DATA SECTION:
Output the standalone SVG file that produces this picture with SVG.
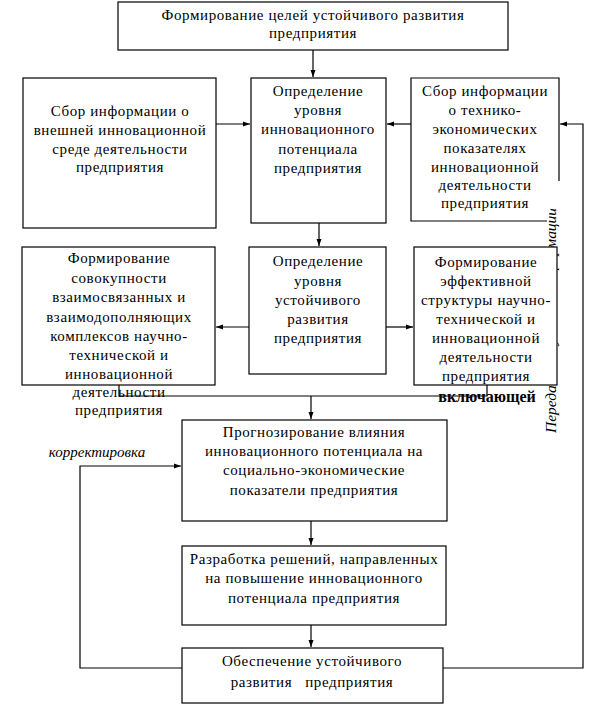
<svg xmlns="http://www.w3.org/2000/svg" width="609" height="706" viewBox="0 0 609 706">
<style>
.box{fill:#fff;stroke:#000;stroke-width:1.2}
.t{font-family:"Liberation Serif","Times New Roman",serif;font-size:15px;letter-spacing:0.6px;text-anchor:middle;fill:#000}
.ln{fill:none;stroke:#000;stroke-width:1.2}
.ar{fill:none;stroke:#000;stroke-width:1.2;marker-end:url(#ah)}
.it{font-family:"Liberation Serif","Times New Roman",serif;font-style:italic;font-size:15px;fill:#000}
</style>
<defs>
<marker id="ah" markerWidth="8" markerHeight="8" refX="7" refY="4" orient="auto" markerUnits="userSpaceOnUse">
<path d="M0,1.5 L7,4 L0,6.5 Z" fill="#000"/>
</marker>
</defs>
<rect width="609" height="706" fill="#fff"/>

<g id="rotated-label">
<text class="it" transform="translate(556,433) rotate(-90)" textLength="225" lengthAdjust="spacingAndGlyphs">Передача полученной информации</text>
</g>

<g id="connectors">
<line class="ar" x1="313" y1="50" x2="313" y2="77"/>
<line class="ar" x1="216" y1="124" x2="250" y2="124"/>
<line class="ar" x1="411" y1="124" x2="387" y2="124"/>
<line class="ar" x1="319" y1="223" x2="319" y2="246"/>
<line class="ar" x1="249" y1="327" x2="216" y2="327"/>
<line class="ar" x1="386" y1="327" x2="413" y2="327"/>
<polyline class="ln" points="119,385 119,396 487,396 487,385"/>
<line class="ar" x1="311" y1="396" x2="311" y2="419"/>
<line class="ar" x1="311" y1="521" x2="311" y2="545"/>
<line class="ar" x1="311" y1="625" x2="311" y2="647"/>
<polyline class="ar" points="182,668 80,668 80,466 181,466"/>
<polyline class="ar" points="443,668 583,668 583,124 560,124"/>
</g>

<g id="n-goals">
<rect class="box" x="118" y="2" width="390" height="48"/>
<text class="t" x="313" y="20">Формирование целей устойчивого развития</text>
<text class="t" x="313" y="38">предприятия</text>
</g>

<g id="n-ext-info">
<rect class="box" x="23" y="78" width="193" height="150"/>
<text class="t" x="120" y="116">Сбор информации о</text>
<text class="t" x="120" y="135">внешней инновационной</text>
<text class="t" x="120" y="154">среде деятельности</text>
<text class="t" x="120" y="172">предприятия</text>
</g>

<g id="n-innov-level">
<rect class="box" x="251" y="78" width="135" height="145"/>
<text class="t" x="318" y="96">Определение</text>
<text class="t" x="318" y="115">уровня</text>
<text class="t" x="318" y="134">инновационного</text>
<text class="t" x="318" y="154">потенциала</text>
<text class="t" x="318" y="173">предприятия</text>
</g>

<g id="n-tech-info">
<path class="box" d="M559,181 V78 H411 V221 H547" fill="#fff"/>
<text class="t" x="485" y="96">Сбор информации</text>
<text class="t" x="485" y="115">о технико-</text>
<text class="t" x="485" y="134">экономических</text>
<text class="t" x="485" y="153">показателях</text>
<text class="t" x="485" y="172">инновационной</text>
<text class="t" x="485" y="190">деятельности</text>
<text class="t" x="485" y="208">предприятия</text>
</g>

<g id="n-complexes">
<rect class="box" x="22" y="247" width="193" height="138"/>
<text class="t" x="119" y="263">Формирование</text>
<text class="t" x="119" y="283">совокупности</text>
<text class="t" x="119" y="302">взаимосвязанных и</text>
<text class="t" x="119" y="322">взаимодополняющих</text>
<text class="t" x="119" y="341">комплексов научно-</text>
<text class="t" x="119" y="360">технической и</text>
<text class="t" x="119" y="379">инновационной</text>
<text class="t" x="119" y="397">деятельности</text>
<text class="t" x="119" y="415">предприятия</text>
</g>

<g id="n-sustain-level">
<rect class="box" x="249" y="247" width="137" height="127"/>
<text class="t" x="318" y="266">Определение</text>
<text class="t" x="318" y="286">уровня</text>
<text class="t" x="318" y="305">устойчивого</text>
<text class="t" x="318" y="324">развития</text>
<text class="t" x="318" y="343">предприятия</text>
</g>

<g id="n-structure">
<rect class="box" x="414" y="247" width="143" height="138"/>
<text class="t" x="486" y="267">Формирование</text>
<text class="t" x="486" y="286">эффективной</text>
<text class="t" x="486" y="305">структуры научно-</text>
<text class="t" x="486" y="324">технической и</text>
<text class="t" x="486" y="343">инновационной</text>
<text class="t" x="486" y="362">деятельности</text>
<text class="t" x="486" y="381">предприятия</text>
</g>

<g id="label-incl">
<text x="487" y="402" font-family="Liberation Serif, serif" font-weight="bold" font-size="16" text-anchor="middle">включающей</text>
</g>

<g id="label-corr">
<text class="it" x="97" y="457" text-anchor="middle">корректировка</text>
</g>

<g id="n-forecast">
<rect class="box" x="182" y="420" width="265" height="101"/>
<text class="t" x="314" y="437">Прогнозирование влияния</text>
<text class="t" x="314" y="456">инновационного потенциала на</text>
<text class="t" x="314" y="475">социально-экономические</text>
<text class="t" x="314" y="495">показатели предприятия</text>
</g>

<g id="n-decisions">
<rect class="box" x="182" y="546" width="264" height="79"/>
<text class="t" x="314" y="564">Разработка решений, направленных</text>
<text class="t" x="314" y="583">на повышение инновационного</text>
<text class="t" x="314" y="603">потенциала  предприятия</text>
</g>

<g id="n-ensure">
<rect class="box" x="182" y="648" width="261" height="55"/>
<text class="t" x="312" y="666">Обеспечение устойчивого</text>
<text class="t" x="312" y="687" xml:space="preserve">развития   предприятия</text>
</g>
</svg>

TO BE DONE: Except for the pictures, print the data above exactly.

WRITTEN REPLY:
Output the standalone SVG file that produces this picture with SVG.
<svg xmlns="http://www.w3.org/2000/svg" width="609" height="706" viewBox="0 0 609 706">
<style>
.box{fill:#fff;stroke:#000;stroke-width:1.2}
.t{font-family:"Liberation Serif","Times New Roman",serif;font-size:15px;letter-spacing:0.6px;text-anchor:middle;fill:#000}
.ln{fill:none;stroke:#000;stroke-width:1.2}
.ar{fill:none;stroke:#000;stroke-width:1.2;marker-end:url(#ah)}
.it{font-family:"Liberation Serif","Times New Roman",serif;font-style:italic;font-size:15px;fill:#000}
</style>
<defs>
<marker id="ah" markerWidth="8" markerHeight="8" refX="7" refY="4" orient="auto" markerUnits="userSpaceOnUse">
<path d="M0,1.5 L7,4 L0,6.5 Z" fill="#000"/>
</marker>
</defs>
<rect width="609" height="706" fill="#fff"/>

<g id="rotated-label">
<text class="it" transform="translate(556,433) rotate(-90)" textLength="225" lengthAdjust="spacingAndGlyphs">Передача полученной информации</text>
</g>

<g id="connectors">
<line class="ar" x1="313" y1="50" x2="313" y2="77"/>
<line class="ar" x1="216" y1="124" x2="250" y2="124"/>
<line class="ar" x1="411" y1="124" x2="387" y2="124"/>
<line class="ar" x1="319" y1="223" x2="319" y2="246"/>
<line class="ar" x1="249" y1="327" x2="216" y2="327"/>
<line class="ar" x1="386" y1="327" x2="413" y2="327"/>
<polyline class="ln" points="119,385 119,396 487,396 487,385"/>
<line class="ar" x1="311" y1="396" x2="311" y2="419"/>
<line class="ar" x1="311" y1="521" x2="311" y2="545"/>
<line class="ar" x1="311" y1="625" x2="311" y2="647"/>
<polyline class="ar" points="182,668 80,668 80,466 181,466"/>
<polyline class="ar" points="443,668 583,668 583,124 560,124"/>
</g>

<g id="n-goals">
<rect class="box" x="118" y="2" width="390" height="48"/>
<text class="t" x="313" y="20">Формирование целей устойчивого развития</text>
<text class="t" x="313" y="38">предприятия</text>
</g>

<g id="n-ext-info">
<rect class="box" x="23" y="78" width="193" height="150"/>
<text class="t" x="120" y="116">Сбор информации о</text>
<text class="t" x="120" y="135">внешней инновационной</text>
<text class="t" x="120" y="154">среде деятельности</text>
<text class="t" x="120" y="172">предприятия</text>
</g>

<g id="n-innov-level">
<rect class="box" x="251" y="78" width="135" height="145"/>
<text class="t" x="318" y="96">Определение</text>
<text class="t" x="318" y="115">уровня</text>
<text class="t" x="318" y="134">инновационного</text>
<text class="t" x="318" y="154">потенциала</text>
<text class="t" x="318" y="173">предприятия</text>
</g>

<g id="n-tech-info">
<path class="box" d="M559,181 V78 H411 V221 H547" fill="#fff"/>
<text class="t" x="485" y="96">Сбор информации</text>
<text class="t" x="485" y="115">о технико-</text>
<text class="t" x="485" y="134">экономических</text>
<text class="t" x="485" y="153">показателях</text>
<text class="t" x="485" y="172">инновационной</text>
<text class="t" x="485" y="190">деятельности</text>
<text class="t" x="485" y="208">предприятия</text>
</g>

<g id="n-complexes">
<rect class="box" x="22" y="247" width="193" height="138"/>
<text class="t" x="119" y="263">Формирование</text>
<text class="t" x="119" y="283">совокупности</text>
<text class="t" x="119" y="302">взаимосвязанных и</text>
<text class="t" x="119" y="322">взаимодополняющих</text>
<text class="t" x="119" y="341">комплексов научно-</text>
<text class="t" x="119" y="360">технической и</text>
<text class="t" x="119" y="379">инновационной</text>
<text class="t" x="119" y="397">деятельности</text>
<text class="t" x="119" y="415">предприятия</text>
</g>

<g id="n-sustain-level">
<rect class="box" x="249" y="247" width="137" height="127"/>
<text class="t" x="318" y="266">Определение</text>
<text class="t" x="318" y="286">уровня</text>
<text class="t" x="318" y="305">устойчивого</text>
<text class="t" x="318" y="324">развития</text>
<text class="t" x="318" y="343">предприятия</text>
</g>

<g id="n-structure">
<rect class="box" x="414" y="247" width="143" height="138"/>
<text class="t" x="486" y="267">Формирование</text>
<text class="t" x="486" y="286">эффективной</text>
<text class="t" x="486" y="305">структуры научно-</text>
<text class="t" x="486" y="324">технической и</text>
<text class="t" x="486" y="343">инновационной</text>
<text class="t" x="486" y="362">деятельности</text>
<text class="t" x="486" y="381">предприятия</text>
</g>

<g id="label-incl">
<text x="487" y="402" font-family="Liberation Serif, serif" font-weight="bold" font-size="16" text-anchor="middle">включающей</text>
</g>

<g id="label-corr">
<text class="it" x="97" y="457" text-anchor="middle">корректировка</text>
</g>

<g id="n-forecast">
<rect class="box" x="182" y="420" width="265" height="101"/>
<text class="t" x="314" y="437">Прогнозирование влияния</text>
<text class="t" x="314" y="456">инновационного потенциала на</text>
<text class="t" x="314" y="475">социально-экономические</text>
<text class="t" x="314" y="495">показатели предприятия</text>
</g>

<g id="n-decisions">
<rect class="box" x="182" y="546" width="264" height="79"/>
<text class="t" x="314" y="564">Разработка решений, направленных</text>
<text class="t" x="314" y="583">на повышение инновационного</text>
<text class="t" x="314" y="603">потенциала  предприятия</text>
</g>

<g id="n-ensure">
<rect class="box" x="182" y="648" width="261" height="55"/>
<text class="t" x="312" y="666">Обеспечение устойчивого</text>
<text class="t" x="312" y="687" xml:space="preserve">развития   предприятия</text>
</g>
</svg>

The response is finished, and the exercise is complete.